As the Victoria Nile approaches Lake Chioga, it broadens out into wide lagoons, and the sloping banks of forest and jungle give place to unbroken walls of papyrus-reeds, behind which the flat, surrounding country is invisible, and above which only an isolated triangular hill may here and there be descried, purple in the distance. The lake itself is about fifty miles long from east to west, and eleven broad, but its area and perimeter are greatly extended by a series of long arms, or rather fingers, stretching out in every direction, but especially to the north, and affording access by water to very wide and various districts.
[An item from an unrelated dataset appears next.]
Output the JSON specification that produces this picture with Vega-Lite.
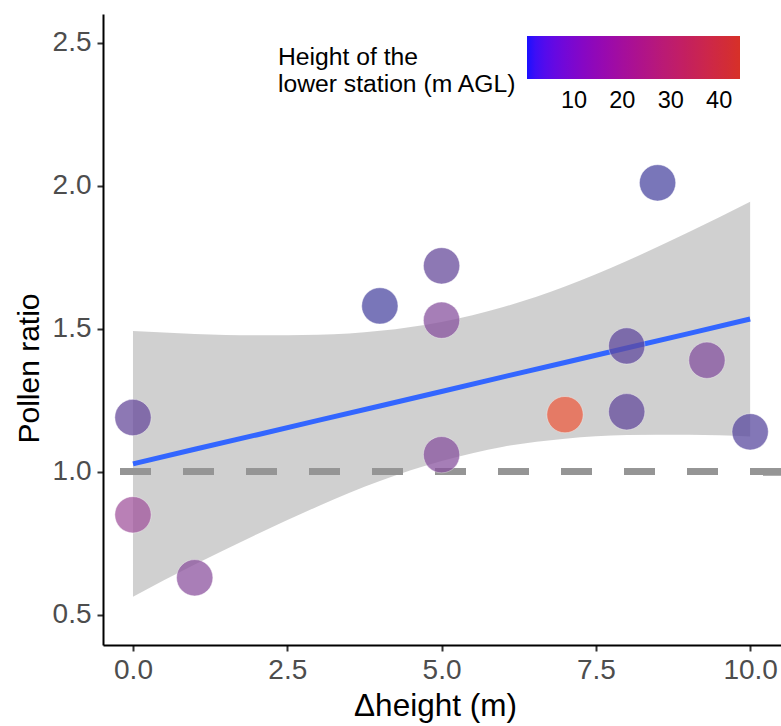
{
  "$schema": "https://vega.github.io/schema/vega-lite/v6.json",
  "width": 678,
  "height": 631,
  "autosize": {"type": "none"},
  "padding": {"left": 103, "top": 14, "right": 0, "bottom": 81},
  "background": "white",
  "config": {
    "view": {"stroke": null},
    "font": "Liberation Sans",
    "axis": {
      "grid": false,
      "domainColor": "#000000",
      "domainWidth": 2,
      "tickColor": "#333333",
      "tickWidth": 2,
      "tickSize": 6,
      "labelColor": "#4d4d4d",
      "labelFontSize": 28,
      "labelFont": "Liberation Sans",
      "titleFont": "Liberation Sans",
      "titleFontSize": 31.5,
      "titleFontWeight": "normal",
      "titleColor": "#000000"
    }
  },
  "datasets": {
    "pts": [
      {"dh": 0, "ratio": 1.19, "h": 14},
      {"dh": 0, "ratio": 0.85, "h": 26},
      {"dh": 1, "ratio": 0.63, "h": 22},
      {"dh": 4, "ratio": 1.58, "h": 5},
      {"dh": 5, "ratio": 1.72, "h": 14},
      {"dh": 5, "ratio": 1.53, "h": 21},
      {"dh": 5, "ratio": 1.06, "h": 21},
      {"dh": 7, "ratio": 1.20, "h": 42},
      {"dh": 8, "ratio": 1.44, "h": 11},
      {"dh": 8, "ratio": 1.21, "h": 13},
      {"dh": 8.5, "ratio": 2.01, "h": 5},
      {"dh": 9.3, "ratio": 1.39, "h": 20},
      {"dh": 10, "ratio": 1.14, "h": 9}
    ],
    "band": [
      {"dh": 0, "fit": 1.028, "lo": 0.564, "hi": 1.492},
      {"dh": 1, "fit": 1.079, "lo": 0.676, "hi": 1.482},
      {"dh": 2, "fit": 1.129, "lo": 0.781, "hi": 1.477},
      {"dh": 3, "fit": 1.180, "lo": 0.880, "hi": 1.479},
      {"dh": 4, "fit": 1.230, "lo": 0.968, "hi": 1.493},
      {"dh": 5, "fit": 1.281, "lo": 1.038, "hi": 1.524},
      {"dh": 6, "fit": 1.332, "lo": 1.088, "hi": 1.576},
      {"dh": 7, "fit": 1.382, "lo": 1.116, "hi": 1.648},
      {"dh": 8, "fit": 1.433, "lo": 1.129, "hi": 1.737},
      {"dh": 9, "fit": 1.483, "lo": 1.130, "hi": 1.837},
      {"dh": 10, "fit": 1.534, "lo": 1.124, "hi": 1.944}
    ]
  },
  "encoding": {
    "x": {
      "field": "dh", "type": "quantitative",
      "scale": {"domain": [-0.486, 10.5], "nice": false, "zero": false},
      "axis": {"values": [0, 2.5, 5, 7.5, 10], "format": ".1f", "title": "Δheight (m)", "labelPadding": 5, "titlePadding": 6, "titleX": 332}
    }
  },
  "layer": [
    {
      "data": {"name": "band"},
      "mark": {"type": "area", "fill": "#999999", "opacity": 0.46, "interpolate": "monotone"},
      "encoding": {
        "y": {"field": "lo", "type": "quantitative",
          "scale": {"domain": [0.395, 2.6], "nice": false, "zero": false},
          "axis": {"values": [0.5, 1, 1.5, 2, 2.5], "format": ".1f", "title": "Pollen ratio", "labelPadding": 6,
            "titleFontSize": 30, "titleAngle": 270, "titleX": -65, "titleY": 354, "titleAlign": "center", "titleBaseline": "alphabetic"}},
        "y2": {"field": "hi"}
      }
    },
    {
      "data": {"name": "band"},
      "mark": {"type": "rule", "color": "#959595", "strokeWidth": 6.5, "strokeDash": [31, 32]},
      "encoding": {"y": {"datum": 1, "type": "quantitative"}, "x": null}
    },
    {
      "data": {"name": "band"},
      "mark": {"type": "line", "color": "#3366ff", "strokeWidth": 5},
      "encoding": {"y": {"field": "fit", "type": "quantitative"}}
    },
    {
      "data": {"name": "pts"},
      "mark": {"type": "point", "filled": true, "shape": "circle", "size": 1320, "opacity": 0.75, "stroke": "#ffffff", "strokeOpacity": 0.45, "strokeWidth": 1},
      "encoding": {
        "y": {"field": "ratio", "type": "quantitative"},
        "fill": {"field": "h", "type": "quantitative",
          "scale": {"domain": [0.3, 14, 25, 44.3], "range": ["#3a48a4", "#684b9c", "#9a58a0", "#ea6a2c"]},
          "legend": null}
      }
    },
    {
      "data": {"name": "pts"},
      "mark": {"type": "point", "filled": true, "shape": "circle", "size": 10, "opacity": 0},
      "encoding": {
        "y": {"field": "ratio", "type": "quantitative"},
        "color": {"field": "h", "type": "quantitative",
          "scale": {"domain": [0.3, 44.3], "range": ["#1a10ff", "#d73027"], "interpolate": "lab"},
          "legend": {
            "orient": "none", "legendX": 175, "legendY": 22,
            "direction": "horizontal",
            "title": ["", "Height of the", "lower station (m AGL)"],
            "titleOrient": "left", "titleFontSize": 24.7, "titleFontWeight": "normal", "titleColor": "#000000",
            "titleFont": "Liberation Sans", "titleLineHeight": 27, "titlePadding": 10, "titleLimit": 500,
            "titleAnchor": "middle", "titleBaseline": "middle", "titleAlign": "left",
            "gradientLength": 213, "gradientThickness": 43, "gradientStrokeWidth": 0,
            "values": [10, 20, 30, 40], "labelFontSize": 23.5, "labelColor": "#000000", "labelFont": "Liberation Sans", "labelOverlap": false, "labelOffset": 10
          }
        }
      }
    }
  ],
  "resolve": {"scale": {"y": "shared"}}
}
All these arms, and even a great part of the centre of the lake, are filled with reeds, grass, and water-lilies, for Chioga is the first of the great sponges upon which the Nile lavishes its waters. Although a depth of about twelve feet can usually be counted on, navigation is impeded by floating weeds and water-plants; and when the storms have swept the northern shore, numerous papyrus-tangled islands, complete with their populations of birds and animals, are detached, and swim erratically about the lake to block accustomed channels and puzzle the pilot.
For one long day our little palpitating launch, towing its flotilla of canoes, plashed through this curious region, at times winding through a glade in the papyrus forest scarcely a dozen yards across, then presently emerging into wide flood, stopping often to clear our propeller from tangles of accumulating greenery. The middle of the lake unrolls large expanses of placid water. The banks and reeds recede into the distance, and the whole universe becomes a vast encircling blue globe of sky and water, rimmed round its middle by a thin band of vivid green. Time vanishes, and nothing is left but space and sunlight.
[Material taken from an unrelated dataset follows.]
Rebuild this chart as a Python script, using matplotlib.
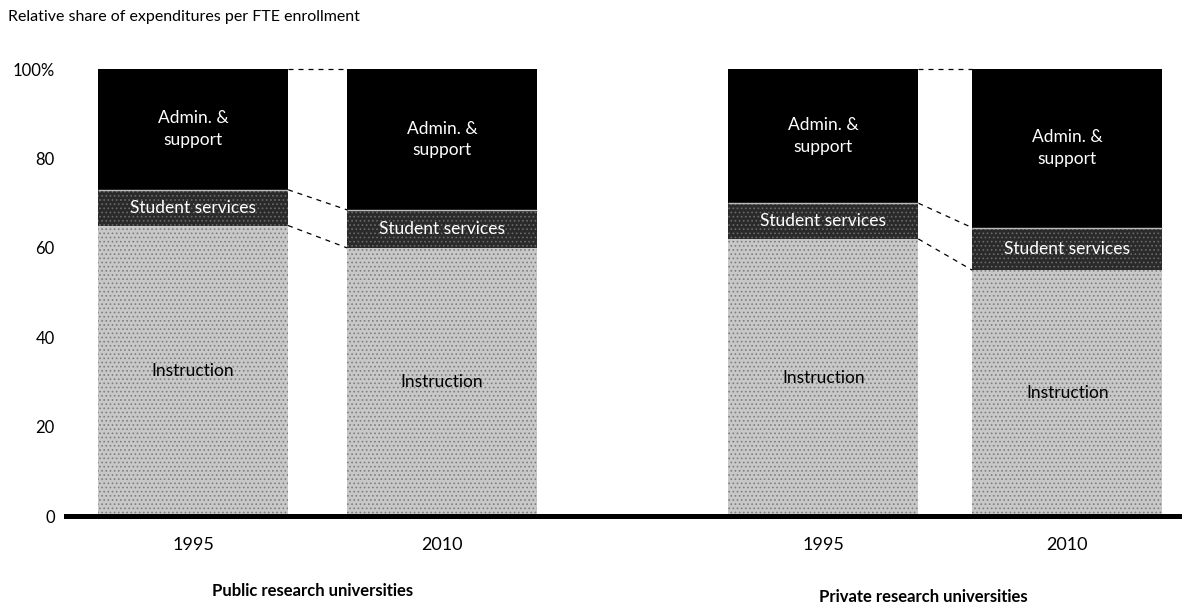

All this while we must carefully avoid the northern, and particularly the north-western shore, for the natives are altogether unadministered, and nearly all the tribes are hostile. To pursue the elephants which, of course (so they say), abound in these forbidden precincts is impossible; to land for food or fuel would be dangerous, and even to approach might draw a splutter of musketry or a shower of spears from His Majesty's yet unpersuaded subjects.
The Nile leaves the north-west corner of the lake at Namasali and flows along a broad channel above a mile in width, still enclosed by solid papyrus walls and dotted with floating islands. Another forty miles of steaming and we reach Mruli. Mruli is a representative African village. Its importance is more marked upon the maps than on the ground. An imposing name in large black letters calls up the idea of a populous and considerable township. All that meets the eye, however, are a score of funnel-shaped grass huts, surrounded by dismal swamps and labyrinths of reeds, over which clouds of mosquitoes danced feverishly. A long wattled pier had been built from terra firma to navigable water, but the channel by which it could be approached had been wholly blocked by a floating island, and this had to be towed painfully out of the way before we could land. Here we were met by a fresh escort of King's African Rifles, as spick and span in uniform, as precise in their military bearing, as if they were at Aldershot; by a mob of fresh porters, and, lastly, by the only friendly tribe from the northern bank of the river: and while tents were pitched, baggage landed, and cooking-fires began to glow, these four hundred wild spearmen, casting aside their leopard skins, danced naked in the dusk.
Landing at Mruli.
CHAPTER VIII
MURCHISON FALLS
We had intended, on leaving the Nile where it turns northward at Mruli, to march directly across to Hoima, on the Albert Lake; and this journey, by way of Masindi, would have required four marches. But tales of the beauty and wonder of the Murchison Falls had captivated my mind, and before embarking at Kakindu a new plan had been resolved. Runners were sent back to the telegraph wire at Jinja, and thence a message was flashed by Kampala to Hoima, directing the flotilla which awaited us there, to steam to the north end of the Albert and meet us by the foot of the Murchison Falls at Fajao. Thither we were now to proceed by five marches—two to Masindi and three more turning northward to the Nile.
The road from Mruli consists of a sort of embanked track through low-lying and desolate scrub and jungle. The heavy black cotton soil, cracked and granulated by the heat, offered at this time a hardened if uneven surface to the bicycle; but in the rains such paths must become utterly impassable. As one advances westward the country improves rapidly in aspect. The dismal flats of the South Chioga shore are left behind, and the traveller discovers more characteristic Uganda scenery in a region of small hills and great trees. Before Masindi is reached we are again in a rich and beautiful land. Pools of shining water, set in verdant green, flash back the sunbeams. Bold bluffs and ridges rise on all sides from amid the unceasing undulations of the ground. Streams plash merrily downwards through rocky channels. The yellow grass roofs of frequent villages peep from underneath their groves of bananas among broad streaks of cultivated ground, and chiefs and headmen salute the stranger with grave yet curious politeness as the long "safari" winds beneath the trees.